*Aim of the exercise*.
Only the pictures are omitted; repeat all other data exactly.

━━━━━━━━━━━━━━━━━━━━━━━━━━━━━━

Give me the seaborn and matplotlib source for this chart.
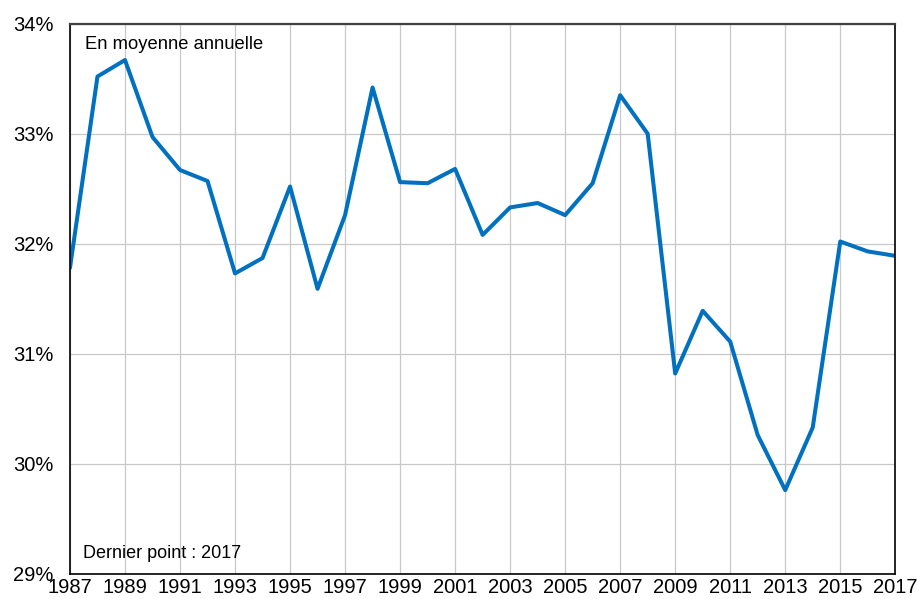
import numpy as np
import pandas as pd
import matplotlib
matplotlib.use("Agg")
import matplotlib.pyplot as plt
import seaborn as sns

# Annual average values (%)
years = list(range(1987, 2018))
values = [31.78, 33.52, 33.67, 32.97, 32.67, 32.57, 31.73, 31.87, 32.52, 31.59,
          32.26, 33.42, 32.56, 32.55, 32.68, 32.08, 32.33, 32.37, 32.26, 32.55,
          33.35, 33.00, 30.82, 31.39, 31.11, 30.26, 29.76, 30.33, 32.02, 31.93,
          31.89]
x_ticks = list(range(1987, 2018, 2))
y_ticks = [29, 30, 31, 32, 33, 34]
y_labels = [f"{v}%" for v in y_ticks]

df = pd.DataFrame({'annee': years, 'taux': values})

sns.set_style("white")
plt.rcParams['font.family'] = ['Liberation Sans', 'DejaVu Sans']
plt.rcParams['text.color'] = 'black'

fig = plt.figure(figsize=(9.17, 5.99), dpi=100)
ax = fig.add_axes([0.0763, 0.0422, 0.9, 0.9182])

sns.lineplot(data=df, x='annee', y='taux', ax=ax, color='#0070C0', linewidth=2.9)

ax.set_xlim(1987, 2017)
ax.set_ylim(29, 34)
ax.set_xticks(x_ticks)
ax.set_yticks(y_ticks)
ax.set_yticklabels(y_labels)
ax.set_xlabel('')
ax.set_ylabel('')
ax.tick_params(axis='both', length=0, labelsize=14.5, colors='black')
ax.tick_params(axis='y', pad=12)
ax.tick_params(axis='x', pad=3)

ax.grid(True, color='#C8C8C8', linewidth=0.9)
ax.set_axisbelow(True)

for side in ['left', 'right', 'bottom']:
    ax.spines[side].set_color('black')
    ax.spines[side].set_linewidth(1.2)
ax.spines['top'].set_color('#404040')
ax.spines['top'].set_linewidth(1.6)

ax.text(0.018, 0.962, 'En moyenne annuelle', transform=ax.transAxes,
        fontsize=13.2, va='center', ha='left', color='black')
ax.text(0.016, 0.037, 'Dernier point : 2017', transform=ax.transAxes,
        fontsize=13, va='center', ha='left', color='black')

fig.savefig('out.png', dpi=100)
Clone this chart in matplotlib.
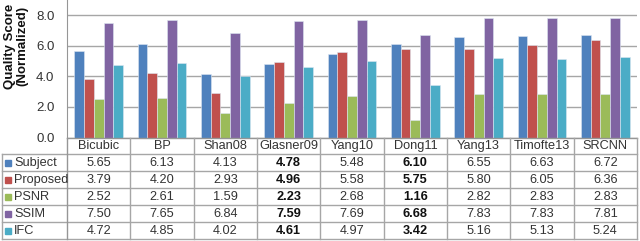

━━━━━━━━━━━━━━━━━━━━━━━━━━━━━━

*Response for this exercise*.
Give me the seaborn and matplotlib source for this chart.
import numpy as np
import pandas as pd
import matplotlib
matplotlib.use("Agg")
import matplotlib.pyplot as plt
import seaborn as sns

# Annual average values (%)
years = list(range(1987, 2018))
values = [31.78, 33.52, 33.67, 32.97, 32.67, 32.57, 31.73, 31.87, 32.52, 31.59,
          32.26, 33.42, 32.56, 32.55, 32.68, 32.08, 32.33, 32.37, 32.26, 32.55,
          33.35, 33.00, 30.82, 31.39, 31.11, 30.26, 29.76, 30.33, 32.02, 31.93,
          31.89]
x_ticks = list(range(1987, 2018, 2))
y_ticks = [29, 30, 31, 32, 33, 34]
y_labels = [f"{v}%" for v in y_ticks]

df = pd.DataFrame({'annee': years, 'taux': values})

sns.set_style("white")
plt.rcParams['font.family'] = ['Liberation Sans', 'DejaVu Sans']
plt.rcParams['text.color'] = 'black'

fig = plt.figure(figsize=(9.17, 5.99), dpi=100)
ax = fig.add_axes([0.0763, 0.0422, 0.9, 0.9182])

sns.lineplot(data=df, x='annee', y='taux', ax=ax, color='#0070C0', linewidth=2.9)

ax.set_xlim(1987, 2017)
ax.set_ylim(29, 34)
ax.set_xticks(x_ticks)
ax.set_yticks(y_ticks)
ax.set_yticklabels(y_labels)
ax.set_xlabel('')
ax.set_ylabel('')
ax.tick_params(axis='both', length=0, labelsize=14.5, colors='black')
ax.tick_params(axis='y', pad=12)
ax.tick_params(axis='x', pad=3)

ax.grid(True, color='#C8C8C8', linewidth=0.9)
ax.set_axisbelow(True)

for side in ['left', 'right', 'bottom']:
    ax.spines[side].set_color('black')
    ax.spines[side].set_linewidth(1.2)
ax.spines['top'].set_color('#404040')
ax.spines['top'].set_linewidth(1.6)

ax.text(0.018, 0.962, 'En moyenne annuelle', transform=ax.transAxes,
        fontsize=13.2, va='center', ha='left', color='black')
ax.text(0.016, 0.037, 'Dernier point : 2017', transform=ax.transAxes,
        fontsize=13, va='center', ha='left', color='black')

fig.savefig('out.png', dpi=100)
Clone this chart in matplotlib.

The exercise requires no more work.